At times in recent months, one close Trump adviser said, the president would say there was no need to loop Mulvaney into a particular discussion.

Mulvaney did not accompany the president Friday to Tennessee to survey storm damage, Atlanta to visit the Centers for Disease Control and Prevention, or South Florida for the weekend.

At a White House meeting with Trump, Pence and chief executives of major airlines earlier this week, Mulvaney stood off to the side, even as other senior administration officials sat at the table. Trump has been displeased generally with the administration’s handling of the novel coronavirus and has grown angry with Mulvaney on several occasions, aides said.

In a recent talk at the Oxford Union in England, Mulvaney seemed at peace with the idea that his days could be numbered.

“Generally speaking, this job does not last that long. Who knows how much longer I’m going to last?” Mulvaney said during the February remarks.
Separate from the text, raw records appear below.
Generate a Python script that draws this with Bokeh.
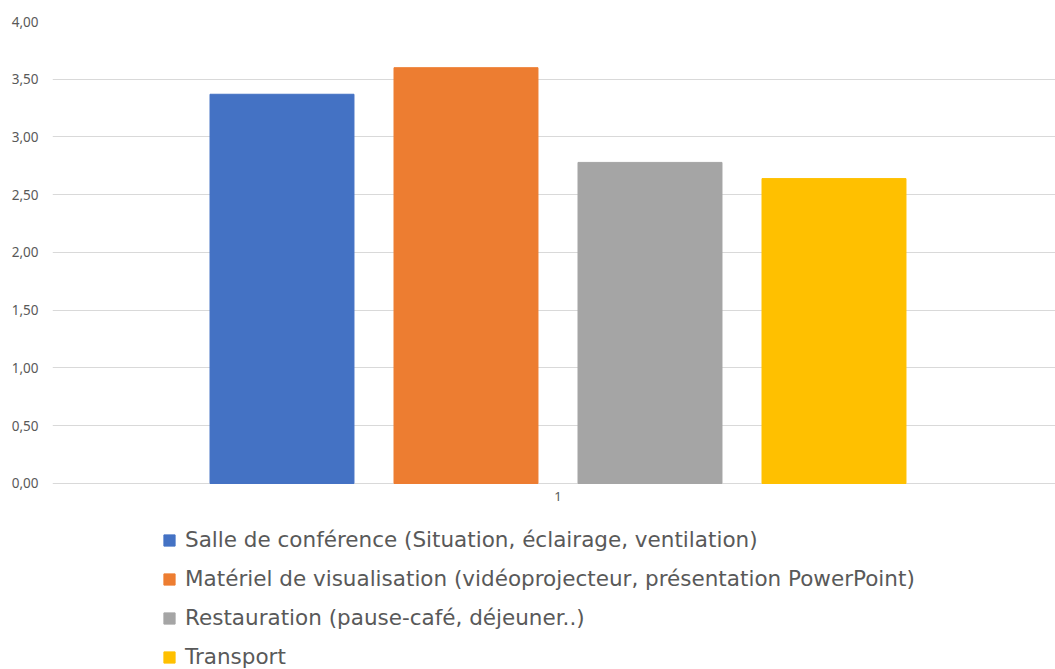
from bokeh.plotting import figure
from bokeh.models import Range1d, FixedTicker, Legend, LegendItem, ColumnDataSource
from bokeh.core.properties import value
from bokeh.embed import file_html
from bokeh.resources import INLINE

categories = ["1"]
series = [
    "Salle de conférence (Situation, éclairage, ventilation)",
    "Matériel de visualisation (vidéoprojecteur, présentation PowerPoint)",
    "Restauration (pause-café, déjeuner..)",
    "Transport",
]
values = [3.37, 3.60, 2.78, 2.64]
colors = ["#4472C4", "#ED7D31", "#A5A5A5", "#FFC000"]
y_ticks = [0, 0.5, 1.0, 1.5, 2.0, 2.5, 3.0, 3.5, 4.0]
y_tick_labels = ["0,00", "0,50", "1,00", "1,50", "2,00", "2,50", "3,00", "3,50", "4,00"]

# frame spans down to the bottom of the canvas; the category baseline is y=0
p = figure(width=1055, height=669, output_backend="svg", toolbar_location=None,
           x_range=Range1d(0.5, 1.4921), y_range=Range1d(-1.6104, 4),
           x_axis_location=None,
           min_border_left=52, min_border_right=0, min_border_top=21,
           min_border_bottom=0)
p.outline_line_color = None
p.background_fill_color = "white"

step = 0.182
bw = 0.1424
n = len(series)
renderers = []
for i, (s, v, c) in enumerate(zip(series, values, colors)):
    src = ColumnDataSource(dict(x=[1 + (i - (n - 1) / 2) * step], top=[v]))
    r = p.vbar(x="x", top="top", width=bw, bottom=0, source=src,
               fill_color=c, line_color=c, line_width=1)
    renderers.append(r)

p.ygrid.grid_line_color = "#d9d9d9"
p.ygrid.grid_line_width = 1
p.xgrid.grid_line_color = None

p.yaxis.ticker = FixedTicker(ticks=y_ticks)
p.yaxis.major_label_overrides = dict(zip(y_ticks, y_tick_labels))
p.yaxis.axis_line_color = None
p.yaxis.major_tick_line_color = None
p.yaxis.minor_tick_line_color = None
p.yaxis.major_label_text_color = "#595959"
p.yaxis.major_label_text_font = "Noto Sans"
p.yaxis.major_label_text_font_size = "13.5px"
p.yaxis.major_label_standoff = 8

# category label under the baseline
cat_src = ColumnDataSource(dict(x=[1], y=[0], t=categories))
p.text(x="x", y="y", text="t", source=cat_src, y_offset=9,
       text_align="center", text_baseline="top", text_color="#595959",
       text_font_size="13px", text_font=value("Noto Sans"))

legend = Legend(items=[LegendItem(label=s, renderers=[r]) for s, r in zip(series, renderers)],
                location=(110, 0), orientation="vertical")
legend.padding = 0
legend.margin = 0
legend.border_line_color = None
legend.background_fill_alpha = 0
legend.glyph_width = 14
legend.glyph_height = 14
legend.label_standoff = 9
legend.label_height = 20
legend.spacing = 14
legend.label_text_font = "DejaVu Sans"
legend.label_text_font_size = "21.5px"
legend.label_text_color = "#595959"
p.add_layout(legend, "center")

open("out.html", "w").write(file_html(p, INLINE))
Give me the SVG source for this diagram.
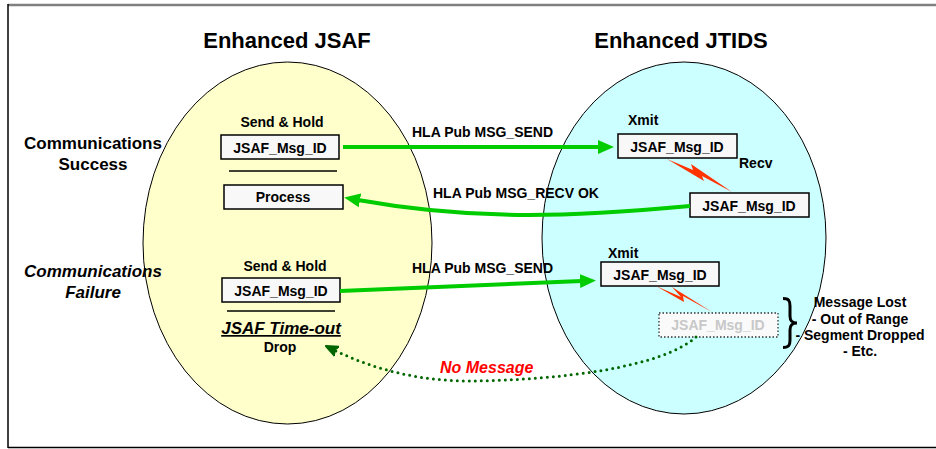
<svg xmlns="http://www.w3.org/2000/svg" width="936" height="449" viewBox="0 0 936 449">
<defs>
<style>
text{font-family:"Liberation Sans",Arial,sans-serif;font-weight:bold;fill:#000}
.t{font-size:22px}
.h{font-size:17px}
.s{font-size:14px}
.c{text-anchor:middle}
.i{font-style:italic}
.box{fill:#f8f8f8;stroke:#000;stroke-width:1.5}
.ghost{fill:#fafafa;stroke:#333;stroke-width:1.3;stroke-dasharray:1.5 2}
.arr{fill:none;stroke:#00cc00;stroke-width:4}
.bolt{fill:#ff3300}
</style>
<marker id="ah" markerUnits="userSpaceOnUse" markerWidth="18" markerHeight="16" viewBox="0 0 18 16" refX="2" refY="8" orient="auto">
<path d="M0,1 L16,8 L0,15 z" fill="#00cc00"/>
</marker>
<marker id="dh" markerUnits="userSpaceOnUse" markerWidth="14" markerHeight="14" viewBox="0 0 14 14" refX="3" refY="7" orient="auto">
<path d="M0,2 L12,7 L0,12 L3,7 z" fill="#006600" stroke="#006600" stroke-width="2" stroke-linejoin="round"/>
</marker>
</defs>
<rect width="936" height="449" fill="#fff"/>
<g id="frame">
<line x1="8" y1="5" x2="936" y2="5" stroke="#808080" stroke-width="2.5"/>
<line x1="8" y1="4" x2="8" y2="448" stroke="#000" stroke-width="1.5"/>
<line x1="8" y1="447.5" x2="936" y2="447.5" stroke="#000" stroke-width="1.5"/>
</g>
<g id="jsaf">
<ellipse cx="287.5" cy="243" rx="144.5" ry="181" fill="#ffffcc" stroke="#000" stroke-width="1"/>
<text class="t c" x="287" y="48">Enhanced JSAF</text>
</g>
<g id="jtids">
<ellipse cx="684" cy="238" rx="142" ry="176" fill="#ccffff" stroke="#000" stroke-width="1"/>
<text class="t c" x="681" y="48">Enhanced JTIDS</text>
</g>
<g id="labels-left">
<text class="h c" x="93" y="149">Communications</text>
<text class="h c" x="93" y="170">Success</text>
<text class="h c i" x="93" y="277">Communications</text>
<text class="h c i" x="93" y="298">Failure</text>
</g>
<g id="jsaf-send1">
<text class="s c" x="282" y="127">Send &amp; Hold</text>
<rect class="box" x="221" y="135" width="118" height="24"/>
<text class="s c" x="280" y="153">JSAF_Msg_ID</text>
<line x1="229" y1="171" x2="337" y2="171" stroke="#000" stroke-width="1.5"/>
</g>
<g id="jsaf-process">
<rect class="box" x="224" y="185" width="119" height="24"/>
<text class="s c" x="283" y="202">Process</text>
</g>
<g id="jsaf-send2">
<text class="s c" x="285" y="271">Send &amp; Hold</text>
<rect class="box" x="222" y="278" width="118" height="24"/>
<text class="s c" x="281" y="296">JSAF_Msg_ID</text>
<line x1="227" y1="311" x2="335" y2="311" stroke="#000" stroke-width="1.5"/>
</g>
<g id="jsaf-timeout">
<text class="h c i" x="281" y="334" text-decoration="underline">JSAF Time-out</text>
<text class="s c" x="280" y="352">Drop</text>
</g>
<g id="jtids-xmit1">
<text class="s" x="628" y="125">Xmit</text>
<rect class="box" x="618" y="134" width="119" height="24"/>
<text class="s c" x="677" y="152">JSAF_Msg_ID</text>
</g>
<g id="jtids-recv">
<text class="s" x="739" y="168">Recv</text>
<rect class="box" x="690" y="193" width="119" height="24"/>
<text class="s c" x="749" y="211">JSAF_Msg_ID</text>
</g>
<g id="jtids-xmit2">
<text class="s" x="608" y="258">Xmit</text>
<rect class="box" x="601" y="262" width="118" height="24"/>
<text class="s c" x="660" y="280">JSAF_Msg_ID</text>
</g>
<g id="jtids-lost">
<rect class="ghost" x="659" y="313" width="119" height="24"/>
<text class="s c" x="718" y="330" style="fill:#c8c8c8">JSAF_Msg_ID</text>
</g>
<g id="lost-note">
<path d="M783,298.5 C789,298.5 790,301 790,306 L790,316 C790,321 792,323 797,323 C792,323 790,325 790,330 L790,340 C790,345 789,347.5 783,347.5" fill="none" stroke="#000" stroke-width="3"/>
<text class="s c" x="860" y="307">Message Lost</text>
<text class="s c" x="860" y="324">- Out of Range</text>
<text class="s c" x="860" y="340">- Segment Dropped</text>
<text class="s c" x="860" y="356">- Etc.</text>
</g>
<g id="connectors">
<line class="arr" x1="343" y1="147" x2="600" y2="147" marker-end="url(#ah)"/>
<text class="s" x="412" y="137">HLA Pub MSG_SEND</text>
<path class="arr" d="M690,206 C580,216 480,222 358,200" marker-end="url(#ah)"/>
<text class="s" x="433" y="198">HLA Pub MSG_RECV OK</text>
<line class="arr" x1="340" y1="291" x2="582" y2="281" marker-end="url(#ah)"/>
<text class="s" x="412" y="273">HLA Pub MSG_SEND</text>
<polygon class="bolt" points="667,159 693,170 691,164 732,192 702,176 704,181"/>
<polygon class="bolt" points="656,286 681,297 672,287 712,312 683,296 684,302"/>
<path d="M696,337 C660,368 560,380 470,381 C420,381 375,370 334,350" fill="none" stroke="#006600" stroke-width="3" stroke-linecap="round" stroke-dasharray="0 6" marker-end="url(#dh)"/>
<text class="i" x="440" y="373" style="font-size:16px;fill:#ff0000">No Message</text>
</g>
</svg>
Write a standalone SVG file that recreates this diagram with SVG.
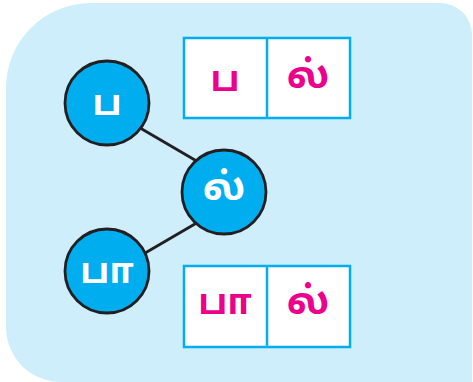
<svg xmlns="http://www.w3.org/2000/svg" width="473" height="382" viewBox="0 0 473 382">
<style>
.node circle{fill:#00AEEF;stroke:#231F20;stroke-width:2.8}
.node text{fill:#FFFFFF}
text{font-family:"Noto Sans Tamil","Latha","Noto Sans","DejaVu Sans",sans-serif;font-weight:bold;font-size:35px;text-anchor:middle;dominant-baseline:central}
text.l{font-size:38px}
.cell rect{fill:#FFFFFF;stroke:#00AEEF;stroke-width:2.5}
.cell line{stroke:#00AEEF;stroke-width:2.5}
.cell text{fill:#EC008C}
.conn line{stroke:#231F20;stroke-width:2.8}
</style>
<path d="M91,3 H440 A32,32 0 0 1 472,35 V382 H61 A55,55 0 0 1 6,327 V88 A85,85 0 0 1 91,3 Z" fill="#CDEEFA"/>
<g id="connectors" class="conn">
<line x1="135" y1="125" x2="200" y2="163"/>
<line x1="200" y1="221" x2="140" y2="256"/>
</g>
<g id="node-pa" class="node">
<circle cx="107" cy="103" r="42"/>
<text x="107" y="106">ப</text>
</g>
<g id="node-l" class="node">
<circle cx="224" cy="192" r="42"/>
<text class="l" x="224" y="190">ல்</text>
</g>
<g id="node-paa" class="node">
<circle cx="107" cy="271" r="42"/>
<text x="107" y="274">பா</text>
</g>
<g id="box-top" class="cell">
<rect x="184" y="38" width="166" height="80"/>
<line x1="267" y1="38" x2="267" y2="118"/>
<text x="225" y="82">ப</text>
<text class="l" x="308" y="78">ல்</text>
</g>
<g id="box-bottom" class="cell">
<rect x="184" y="266" width="166" height="81"/>
<line x1="267" y1="266" x2="267" y2="347"/>
<text x="225" y="305">பா</text>
<text class="l" x="308" y="304">ல்</text>
</g>
</svg>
Meadows prides himself on being an operator in Washington. He is often at some of the city’s swankiest parties and galas, including the Meridian Ball, and at the British Embassy and other black-tie events. He also maintained close relationships with key congressional Democrats, such as the late representative Elijah E. Cummings (Md.), who was chairman of the House Oversight and Reform Committee.

He keeps a place in North Carolina but has spent much of his time in Washington in recent years.

“Mark is a really savvy strategist. You love him or hate him, but anyone who knows him knows he thinks three-dimensionally at all times,” a senior administration official said. “That’ll be his biggest value-add to the White House. He thinks of angles and approaches that others won’t, and thinks steps ahead. He’ll be crucial in helping get out of the cycle of being totally reactive.”

Some in the president’s orbit, though, worry that Meadows is duplicitous. Several current and former Trump aides say they feel he often tells the president one thing but sometimes tells lawmakers or Capitol Hill staffers something entirely different.

Dawsey reported from Washington. Jeff Stein and Philip Rucker in Washington contributed to this report.